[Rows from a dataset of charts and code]
★ ★ ★ ★ ★ ★ ★

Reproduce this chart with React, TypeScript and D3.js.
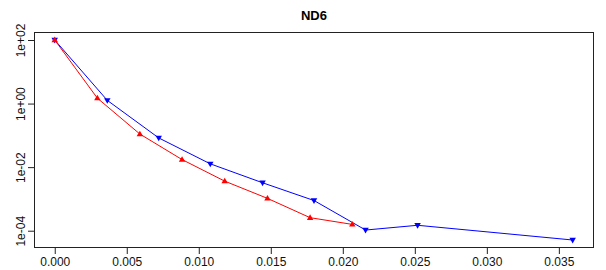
import { useRef, useEffect } from 'react';
import * as d3 from 'd3';

const width = 606;
const height = 270;

const margin = { top: 32, left: 34, bottom: 22, right: 12 };

const title = 'ND6';

const redX = [0, 0.00296, 0.00591, 0.00884, 0.0118, 0.01477, 0.01773, 0.02066];
const redY = [100, 1.48, 0.11, 0.0173, 0.00363, 0.00104, 0.000257, 0.000158];

const blueX = [0, 0.00365, 0.00722, 0.0108, 0.01443, 0.018, 0.02158, 0.02519, 0.03596];
const blueY = [100, 1.26, 0.083, 0.0127, 0.00322, 0.00089, 0.000105, 0.000148, 0.000051];

const xTicks = [0, 0.005, 0.01, 0.015, 0.02, 0.025, 0.03, 0.035];
const yTicks = [1e2, 1, 1e-2, 1e-4];
const yTickLabels = ['1e+02', '1e+00', '1e-02', '1e-04'];

const font = 'Liberation Sans, Arial, sans-serif';

const Chart = () => {
  const ref = useRef(null);

  useEffect(() => {
    const svg = d3.select(ref.current);
    svg.selectAll('*').remove();

    const x0 = 0;
    const x1 = 0.036;
    const padX = (x1 - x0) * 0.04;
    const xScale = d3
      .scaleLinear()
      .domain([x0 - padX, x1 + padX])
      .range([margin.left, width - margin.right]);

    // log y with R-style 4% padding on the log range
    const ly0 = Math.log10(0.000051);
    const ly1 = Math.log10(100);
    const padY = (ly1 - ly0) * 0.04;
    const yScale = d3
      .scaleLog()
      .domain([Math.pow(10, ly0 - padY), Math.pow(10, ly1 + padY)])
      .range([height - margin.bottom, margin.top]);

    // title
    svg
      .append('text')
      .text(title)
      .attr('x', (margin.left + width - margin.right) / 2)
      .attr('y', 20)
      .attr('text-anchor', 'middle')
      .attr('font-family', font)
      .attr('font-weight', 'bold')
      .attr('font-size', 13);

    const series = [
      { xs: blueX, ys: blueY, color: '#0000ff', symbol: 'down' },
      { xs: redX, ys: redY, color: '#ff0000', symbol: 'up' },
    ];

    const line = d3
      .line<number[]>()
      .x((d) => xScale(d[0]))
      .y((d) => yScale(d[1]));

    series.forEach((s) => {
      const pts = s.xs.map((v, i) => [v, s.ys[i]]);
      svg
        .append('path')
        .attr('d', line(pts))
        .attr('fill', 'none')
        .attr('stroke', s.color)
        .attr('stroke-width', 1);

      const r = 3.4;
      svg
        .append('g')
        .selectAll('path')
        .data(pts)
        .enter()
        .append('path')
        .attr('transform', (d) => `translate(${xScale(d[0])}, ${yScale(d[1])})`)
        .attr('d', () =>
          s.symbol === 'up'
            ? `M0,${-r}L${r * 0.95},${r * 0.65}L${-r * 0.95},${r * 0.65}Z`
            : `M0,${r}L${r * 0.95},${-r * 0.65}L${-r * 0.95},${-r * 0.65}Z`
        )
        .attr('fill', s.color);
    });

    // box
    svg
      .append('rect')
      .attr('x', margin.left + 0.5)
      .attr('y', margin.top + 0.5)
      .attr('width', width - margin.left - margin.right - 1)
      .attr('height', height - margin.top - margin.bottom - 1)
      .attr('fill', 'none')
      .attr('stroke', '#222')
      .attr('stroke-width', 1);

    // x axis
    const xAxis = svg
      .append('g')
      .attr('transform', `translate(0, ${height - margin.bottom})`)
      .call(
        d3
          .axisBottom(xScale)
          .tickValues(xTicks)
          .tickFormat(d3.format('.3f'))
          .tickSize(6)
          .tickPadding(3)
      );
    xAxis.select('.domain').remove();
    xAxis.selectAll('line').attr('stroke', '#222');
    xAxis
      .selectAll('text')
      .attr('font-family', font)
      .attr('font-size', 12)
      .attr('fill', '#111');

    // y axis
    const yAxis = svg
      .append('g')
      .attr('transform', `translate(${margin.left}, 0)`)
      .call(
        d3
          .axisLeft(yScale)
          .tickValues(yTicks)
          .tickFormat((d, i) => yTickLabels[i])
          .tickSize(6)
      );
    yAxis.select('.domain').remove();
    yAxis.selectAll('line').attr('stroke', '#222');
    yAxis
      .selectAll('text')
      .attr('font-family', font)
      .attr('font-size', 12)
      .attr('fill', '#111')
      .attr('text-anchor', 'middle')
      .attr('dy', 0)
      .attr('x', 0)
      .attr('y', 0)
      .attr('transform', 'translate(-9, 0) rotate(-90)');
  }, []);

  return <svg ref={ref} width={width} height={height} style={{ display: 'block', background: 'white' }}></svg>;
};

export default function App() {
  useEffect(() => {
    document.body.style.margin = '0';
  }, []);
  return <Chart />;
}
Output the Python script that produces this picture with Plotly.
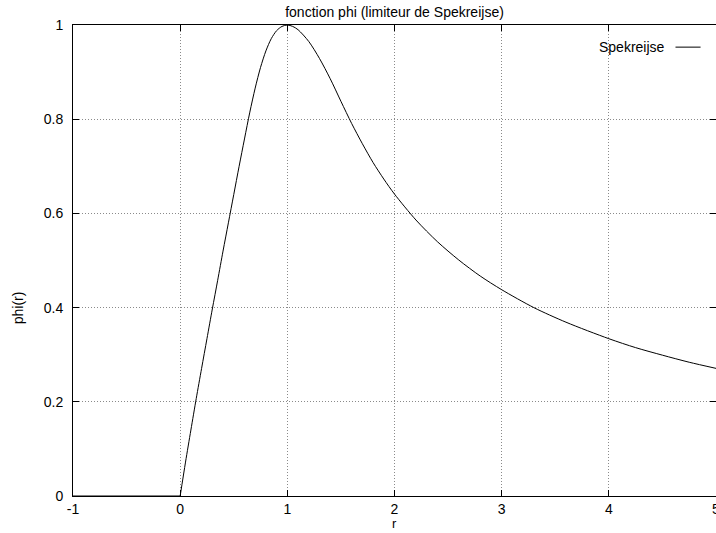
import plotly.graph_objects as go

# values
neg_r = [-1, 0]
neg_phi = [0, 0]

r_vals = [0, 0.05, 0.1, 0.15, 0.2, 0.25, 0.3, 0.35, 0.4, 0.45, 0.5, 0.55, 0.6,
          0.65, 0.7, 0.75, 0.8, 0.85, 0.9, 0.95, 1.0, 1.05, 1.1, 1.2, 1.3, 1.4, 1.5,
          1.6, 1.7, 1.8, 1.9, 2.0, 2.2, 2.4, 2.6, 2.8, 3.0, 3.3, 3.6, 4.0, 4.25,
          4.5, 4.75, 5.0]
phi_vals = [0, 0.072, 0.140, 0.207, 0.271, 0.334, 0.397, 0.458, 0.520, 0.580, 0.640,
            0.700, 0.758, 0.815, 0.866, 0.910, 0.945, 0.971, 0.988, 0.997, 1.0, 0.997,
            0.990, 0.965, 0.929, 0.886, 0.838, 0.791, 0.748, 0.708, 0.673, 0.641,
            0.586, 0.540, 0.501, 0.467, 0.438, 0.400, 0.369, 0.334, 0.315, 0.299,
            0.284, 0.271]

x_ticks = [-1, 0, 1, 2, 3, 4, 5]
y_ticks = [0, 0.2, 0.4, 0.6, 0.8, 1]
y_tick_text = ["0", "0.2", "0.4", "0.6", "0.8", "1"]

title_text = "fonction phi (limiteur de Spekreijse)"
series_name = "Spekreijse"

FONT = "Liberation Sans, Arial, Helvetica, sans-serif"
FS = 14

fig = go.Figure()
fig.add_trace(go.Scatter(x=neg_r, y=neg_phi, mode="lines", name=series_name,
                         line=dict(color="black", width=1),
                         showlegend=False, cliponaxis=False))
fig.add_trace(go.Scatter(x=r_vals, y=phi_vals, mode="lines", name=series_name,
                         line=dict(color="black", width=1, shape="spline", smoothing=0.8),
                         showlegend=False, cliponaxis=False))

axis_common = dict(showline=True, linecolor="black", linewidth=1, mirror="allticks",
                   ticks="inside", ticklen=6, tickcolor="black", tickwidth=1,
                   showgrid=True, gridcolor="#8a8a8a", gridwidth=1, griddash="1px,2px",
                   zeroline=False, automargin=False,
                   tickfont=dict(family=FONT, size=FS, color="black"))

fig.update_xaxes(range=[-1, 5], tickvals=x_ticks, ticktext=[str(v) for v in x_ticks],
                 ticklabelstandoff=0, ticklabeloverflow="allow", **axis_common)
fig.update_yaxes(range=[0, 1], tickvals=y_ticks, ticktext=y_tick_text,
                 ticklabelstandoff=6, ticklabeloverflow="allow", **axis_common)

fig.update_layout(
    width=716, height=533,
    margin=dict(l=73, r=0, t=25, b=37),
    paper_bgcolor="white", plot_bgcolor="white",
    font=dict(family=FONT, size=FS, color="black"),
    title=dict(text=title_text, x=0.5, xref="paper", xanchor="center",
               y=1 - 12 / 533, yref="container", yanchor="middle",
               font=dict(family=FONT, size=FS, color="black")),
    annotations=[
        dict(text="r", xref="paper", yref="paper", x=0.5, y=-0.0786,
             showarrow=False, xanchor="center", yanchor="bottom",
             font=dict(family=FONT, size=13)),
        dict(text="phi(r)", xref="paper", yref="paper", x=-0.086, y=0.40,
             showarrow=False, textangle=-90, xanchor="center", yanchor="middle",
             font=dict(family=FONT, size=FS)),
        dict(text=series_name, xref="paper", yref="paper", x=0.924, y=0.953,
             showarrow=False, xanchor="right", yanchor="middle",
             font=dict(family=FONT, size=FS)),
    ],
    shapes=[
        dict(type="line", xref="paper", yref="paper", x0=0.937, x1=0.976,
             y0=0.953, y1=0.953, line=dict(color="black", width=1)),
    ],
)

fig.write_html("out.html")
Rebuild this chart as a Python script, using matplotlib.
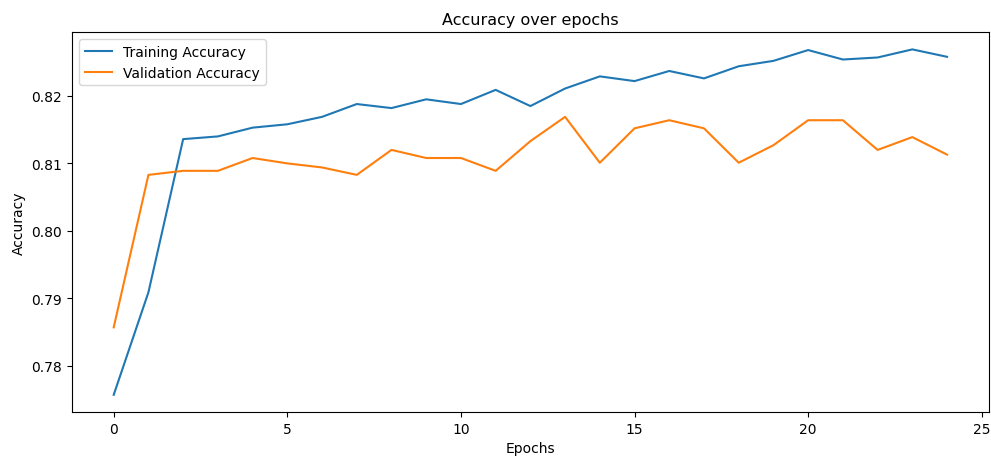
import matplotlib
matplotlib.use("Agg")
import matplotlib.pyplot as plt

epochs = list(range(25))
train_acc = [0.7757, 0.7909, 0.8136, 0.8140, 0.8153, 0.8158, 0.8169, 0.8188, 0.8182, 0.8195,
             0.8188, 0.8209, 0.8185, 0.8211, 0.8229, 0.8222, 0.8237, 0.8226, 0.8244, 0.8252,
             0.8268, 0.8254, 0.8257, 0.8269, 0.8258]
val_acc = [0.7857, 0.8083, 0.8089, 0.8089, 0.8108, 0.8100, 0.8094, 0.8083, 0.8120, 0.8108,
           0.8108, 0.8089, 0.8133, 0.8169, 0.8101, 0.8152, 0.8164, 0.8152, 0.8101, 0.8127,
           0.8164, 0.8164, 0.8120, 0.8139, 0.8113]

fig = plt.figure(figsize=(9.91, 4.6), dpi=100)
ax = fig.add_axes([0.0727, 0.102, 0.925, 0.826])
ax.plot(epochs, train_acc, label="Training Accuracy")
ax.plot(epochs, val_acc, label="Validation Accuracy")
ax.set_title("Accuracy over epochs", fontsize=11.5)
ax.set_xlabel("Epochs", fontsize=10)
ax.set_ylabel("Accuracy", fontsize=10)
ax.tick_params(labelsize=10)
ax.legend(loc="upper left", fontsize=10)
fig.savefig("out.png", dpi=100)
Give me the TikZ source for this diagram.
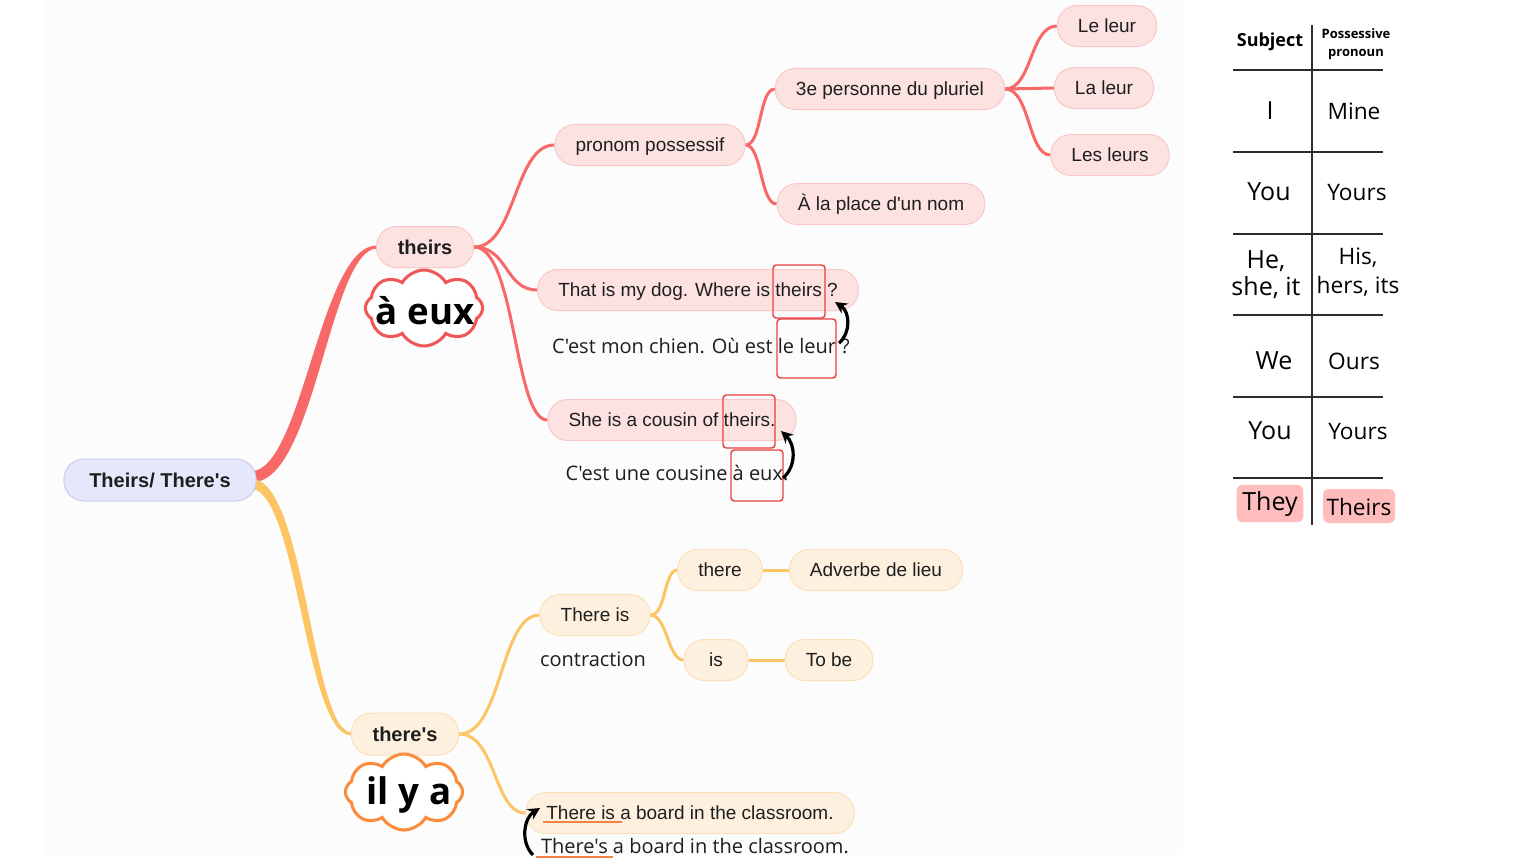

★ ★ ★ ★ ★ ★ ★

*YOUR TASK*:
Pictures are excluded: retype only the lines from the beginning of the listing above through the line with "const title = 'ND6';", both included.

*RESULT OF THIS EXERCISE*:
Reproduce this chart with React, TypeScript and D3.js.
import { useRef, useEffect } from 'react';
import * as d3 from 'd3';

const width = 606;
const height = 270;

const margin = { top: 32, left: 34, bottom: 22, right: 12 };

const title = 'ND6';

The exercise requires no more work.